Retype every line from the start of the entries below down to the line with "momentum_cagr = ['XX%', 'XX%', 'XX%', 'XX%', 'XX%']", both ends included; skip the pictures.

>> BEGIN

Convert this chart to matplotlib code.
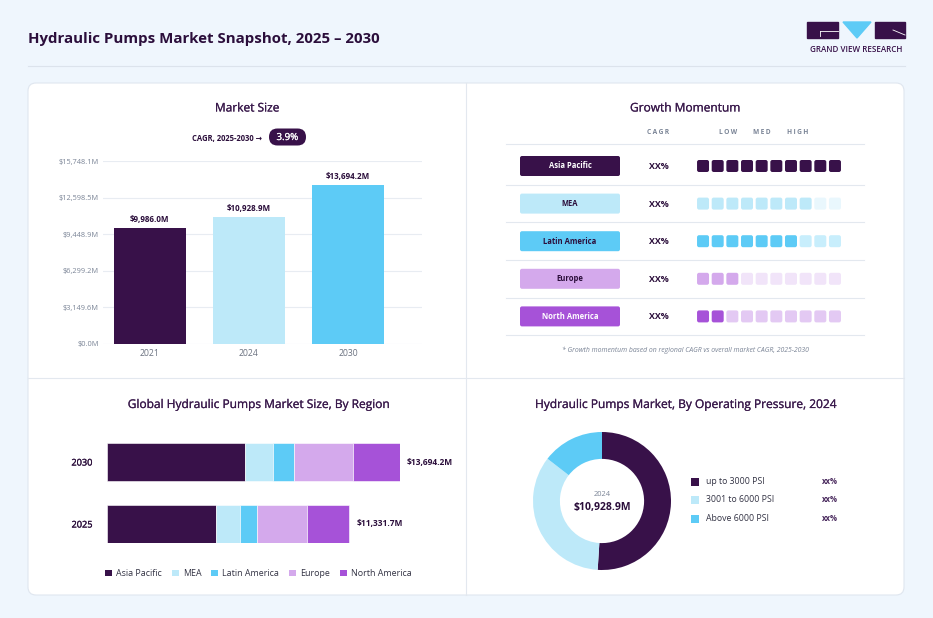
import matplotlib
matplotlib.use("Agg")
import matplotlib.pyplot as plt
import matplotlib.patheffects as pe
from matplotlib.patches import FancyBboxPatch, Rectangle, Polygon, Patch

plt.rcParams['font.family'] = ['Open Sans', 'DejaVu Sans']

# ---- data ----
years = ['2021', '2024', '2030']
market_size = [9986.0, 10928.9, 13694.2]
y_ticks = [0.0, 3149.6, 6299.2, 9448.9, 12598.5, 15748.1]
cagr = '3.9%'

regions = ['Asia Pacific', 'MEA', 'Latin America', 'Europe', 'North America']
momentum = [10, 8, 7, 3, 2]          # filled squares out of 10
momentum_cagr = ['XX%', 'XX%', 'XX%', 'XX%', 'XX%']

stack_years = ['2030', '2025']
stack_values = {
    'Asia Pacific': [6450.0, 5109.0],
    'MEA': [1310.0, 1108.0],
    'Latin America': [980.0, 795.0],
    'Europe': [2755.0, 2351.0],
    'North America': [2199.2, 1968.7],
}
stack_totals = ['$13,694.2M', '$11,331.7M']

pressure = ['up to 3000 PSI', '3001 to 6000 PSI', 'Above 6000 PSI']
pressure_share = [51.0, 34.5, 14.5]
pressure_text = ['xx%', 'xx%', 'xx%']
donut_total = '$10,928.9M'

# ---- colours ----
DARK = '#381149'
TXT = '#2B0E3B'
GREY = '#7A8496'
region_col = ['#381149', '#BDE9F9', '#5DCBF6', '#D4A9EC', '#A652D8']
region_faint = ['#381149', '#E9F7FD', '#C8EEFC', '#F1E4F9', '#E3C9F3']
pill_txt = ['white', TXT, TXT, TXT, 'white']
pressure_col = ['#381149', '#BDE9F9', '#5DCBF6']

W, H = 933, 618
fig = plt.figure(figsize=(W / 100, H / 100), dpi=100)
fig.patch.set_facecolor('#EFF6FD')

bg = fig.add_axes([0, 0, 1, 1])
bg.set_xlim(0, W)
bg.set_ylim(H, 0)
bg.axis('off')


def px_axes(x0, y0, x1, y1):
    return fig.add_axes([x0 / W, 1 - y1 / H, (x1 - x0) / W, (y1 - y0) / H])


# regular weight plus a hairline stroke ~ a "medium" weight
MEDIUM = [pe.withStroke(linewidth=0.15, foreground='#3A1A4C')]
TITLE = dict(fontsize=8.6, color='#3A1A4C', ha='center', va='center', path_effects=MEDIUM)

# header
bg.text(28, 39, 'Hydraulic Pumps Market Snapshot, 2025 \u2013 2030', fontsize=10.8,
        fontweight='bold', color=TXT, va='center', ha='left')
bg.plot([28, 905], [65.5, 65.5], color='#DCE3EC', lw=0.8)

# logo
bg.add_patch(Rectangle((807, 22), 31, 16, color=DARK))
bg.plot([820, 838], [30.5, 30.5], color='white', lw=0.6)
bg.plot([820, 820], [30.5, 36], color='white', lw=0.6)
bg.add_patch(Polygon([(843, 22), (871, 22), (857, 38)], color='#5DCBF6'))
bg.add_patch(Rectangle((875, 22), 30, 16, color=DARK))
bg.plot([893, 905], [30, 35], color='white', lw=0.6)
bg.text(856, 49, 'GRAND VIEW RESEARCH', fontsize=5.8, fontweight='semibold', color=DARK,
        ha='center', va='center')

# card
bg.add_patch(FancyBboxPatch((28, 83), 876, 512, boxstyle='round,pad=0,rounding_size=8',
                            facecolor='white', edgecolor='#DFE6EF', lw=0.8))
bg.plot([466, 466], [83, 595], color='#E3E8EF', lw=0.8)
bg.plot([28, 904], [378, 378], color='#E3E8EF', lw=0.8)

# ---- Market size ----
bg.text(247, 108, 'Market Size', **TITLE)
bg.text(262, 138, 'CAGR, 2025-2030 \u2192', fontsize=5.5, fontweight='bold', color=TXT,
        ha='right', va='center')
bg.add_patch(FancyBboxPatch((269, 128.5), 37, 17, boxstyle='round,pad=0,rounding_size=8.5',
                            facecolor=DARK, edgecolor='none'))
bg.text(287.5, 137.5, cagr, fontsize=7, color='white', ha='center', va='center',
        path_effects=[pe.withStroke(linewidth=0.15, foreground='white')])

ax = px_axes(102.7, 161.3, 422.3, 343.7)
xs = range(len(years))
ax.bar(xs, market_size, width=0.727, color=region_col[:3], zorder=3)
ax.set_xlim(-0.475, 2.75)
ax.set_ylim(0, y_ticks[-1])
ax.set_yticks(y_ticks)
ax.set_yticklabels([f'${v:,.1f}M' for v in y_ticks])
ax.set_xticks(list(xs))
ax.set_xticklabels(years)
ax.grid(axis='y', color='#E8ECF2', lw=0.8, zorder=0)
for s in ax.spines.values():
    s.set_visible(False)
ax.tick_params(axis='y', length=0, pad=2.7, labelsize=5.3, labelcolor=GREY)
ax.tick_params(axis='x', length=0, pad=3.5, labelsize=6.2, labelcolor='#6B7280')
ax.set_facecolor('none')
for x, v in zip(xs, market_size):
    ax.annotate(f'${v:,.1f}M', (x, v), xytext=(0, 6.5), textcoords='offset points',
                ha='center', va='center', fontsize=5.8, fontweight='bold', color=TXT)

# ---- Growth momentum ----
bg.text(685, 108, 'Growth Momentum', **TITLE)
for lab, x in [('C A G R', 657.7), ('L O W', 728), ('M E D', 762), ('H I G H', 798)]:
    bg.text(x, 132.5, lab.replace(' ', '\u2009'), fontsize=4.8, fontweight='bold', color=GREY,
            ha='center', va='center')
row0, pitch = 166, 37.6
line_ys = [144.3] + [row0 + (i + 0.5) * pitch for i in range(len(regions))]
for ly in line_ys:
    bg.plot([506, 864], [ly, ly], color='#E3E8EF', lw=0.8)
for i, reg in enumerate(regions):
    cy = row0 + i * pitch
    bg.add_patch(FancyBboxPatch((520, cy - 10), 100, 20, boxstyle='round,pad=0,rounding_size=2',
                                facecolor=region_col[i], edgecolor='none'))
    bg.text(570, cy, reg, fontsize=5.5, fontweight='bold', color=pill_txt[i],
            ha='center', va='center')
    bg.text(658.7, cy + 0.5, momentum_cagr[i], fontsize=6.4, fontweight='bold', color=TXT,
            ha='center', va='center')

gx = px_axes(695.7, row0 - pitch / 2, 842.3, row0 + (len(regions) - 0.5) * pitch)
gx.set_xlim(-0.5, 9.5)
gx.set_ylim(len(regions) - 0.5, -0.5)
gx.axis('off')
sw, sh = 12 / 14.67, 12 / pitch
for i, n in enumerate(momentum):
    for j in range(10):
        c = region_col[i] if j < n else region_faint[i]
        gx.add_patch(FancyBboxPatch((j - sw / 2, i - sh / 2), sw, sh,
                                    boxstyle='round,pad=0,rounding_size=0.14',
                                    mutation_aspect=0.39, facecolor=c, edgecolor='none'))
bg.text(685, 350.5, '* Growth momentum based on regional CAGR vs overall market CAGR, 2025-2030',
        fontsize=4.95, style='italic', color=GREY, ha='center', va='center')

# ---- stacked bars by region ----
bg.text(258, 404.5, 'Global Hydraulic Pumps Market Size, By Region', **TITLE)
ax2 = px_axes(107, 443, 400, 543)
ax2.set_xlim(0, sum(v[0] for v in stack_values.values()))
ax2.set_ylim(1.3065, -0.3065)
left = [0.0, 0.0]
handles = []
for i, reg in enumerate(regions):
    vals = stack_values[reg]
    ax2.barh([0, 1], vals, left=left, height=0.613, color=region_col[i],
             edgecolor='white', lw=0.4)
    left = [l + v for l, v in zip(left, vals)]
    handles.append(Patch(facecolor=region_col[i], label=reg))
for k, tot in enumerate(left):
    ax2.annotate(stack_totals[k], (tot, k), xytext=(5, 0), textcoords='offset points',
                 ha='left', va='center', fontsize=6.0, fontweight='bold', color=TXT,
                 annotation_clip=False)
ax2.set_yticks([0, 1])
ax2.set_yticklabels(stack_years)
ax2.set_xticks([])
ax2.tick_params(axis='y', length=0, pad=10.5, labelsize=6.6, labelcolor=TXT)
for t in ax2.get_yticklabels():
    t.set_path_effects([pe.withStroke(linewidth=0.2, foreground=TXT)])
for s in ax2.spines.values():
    s.set_visible(False)
ax2.set_facecolor('none')
fig.legend(handles=handles, loc='center', bbox_to_anchor=(258.5 / W, 1 - 573.5 / H), ncol=5,
           frameon=False, fontsize=6.4, handlelength=0.8, handleheight=0.8,
           handletextpad=0.45, columnspacing=1.1, labelcolor='#333344')

# ---- donut ----
bg.text(685, 404.5, 'Hydraulic Pumps Market, By Operating Pressure, 2024', **TITLE)
ax3 = px_axes(533, 432, 671, 570)
ax3.pie(pressure_share, colors=pressure_col, startangle=90, counterclock=False, radius=1,
        wedgeprops=dict(width=0.39, edgecolor='none'))
ax3.set_xlim(-1, 1)
ax3.set_ylim(-1, 1)
ax3.text(0, 0.09, '2024', fontsize=5.4, color=GREY, ha='center', va='center')
ax3.text(0, -0.1, donut_total, fontsize=7.5, fontweight='bold', color=TXT, ha='center', va='center')
for i, lab in enumerate(pressure):
    cy = 481.5 + i * 18.5
    bg.add_patch(Rectangle((691, cy - 4), 8, 8, facecolor=pressure_col[i], edgecolor='none'))
    bg.text(706, cy, lab, fontsize=6.3, color='#333344', ha='left', va='center')
    bg.text(830, cy, pressure_text[i], fontsize=5.6, fontweight='bold', color='#4A2A5E',
            ha='center', va='center')

fig.savefig('out.png', dpi=100, facecolor=fig.get_facecolor())
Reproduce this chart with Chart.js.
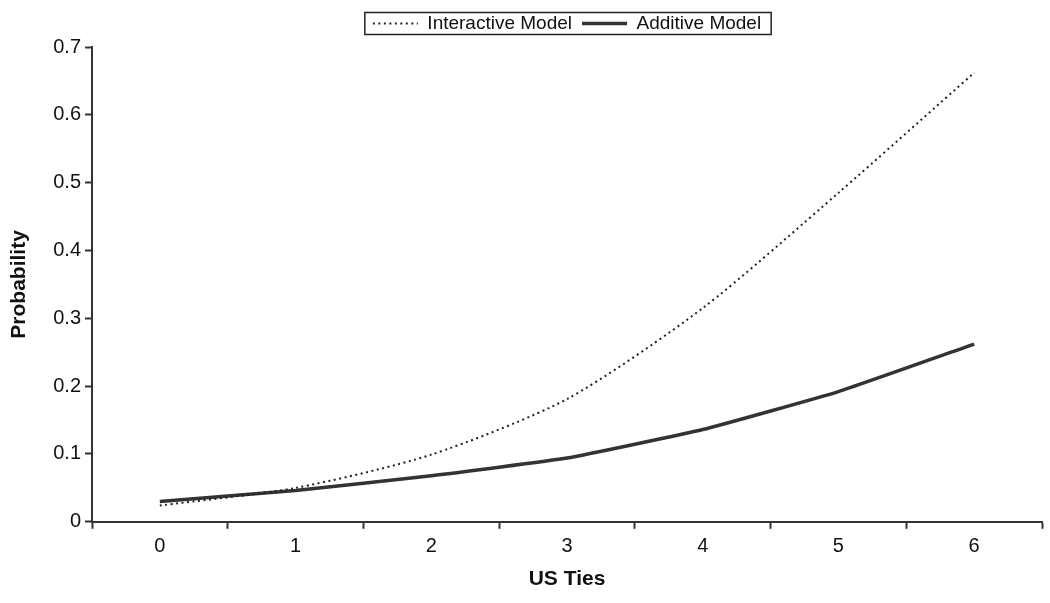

>> END

- **Exercise result**:
Convert this chart to matplotlib code.
import matplotlib
matplotlib.use("Agg")
import matplotlib.pyplot as plt
import matplotlib.patheffects as pe
from matplotlib.patches import FancyBboxPatch, Rectangle, Polygon, Patch

plt.rcParams['font.family'] = ['Open Sans', 'DejaVu Sans']

# ---- data ----
years = ['2021', '2024', '2030']
market_size = [9986.0, 10928.9, 13694.2]
y_ticks = [0.0, 3149.6, 6299.2, 9448.9, 12598.5, 15748.1]
cagr = '3.9%'

regions = ['Asia Pacific', 'MEA', 'Latin America', 'Europe', 'North America']
momentum = [10, 8, 7, 3, 2]          # filled squares out of 10
momentum_cagr = ['XX%', 'XX%', 'XX%', 'XX%', 'XX%']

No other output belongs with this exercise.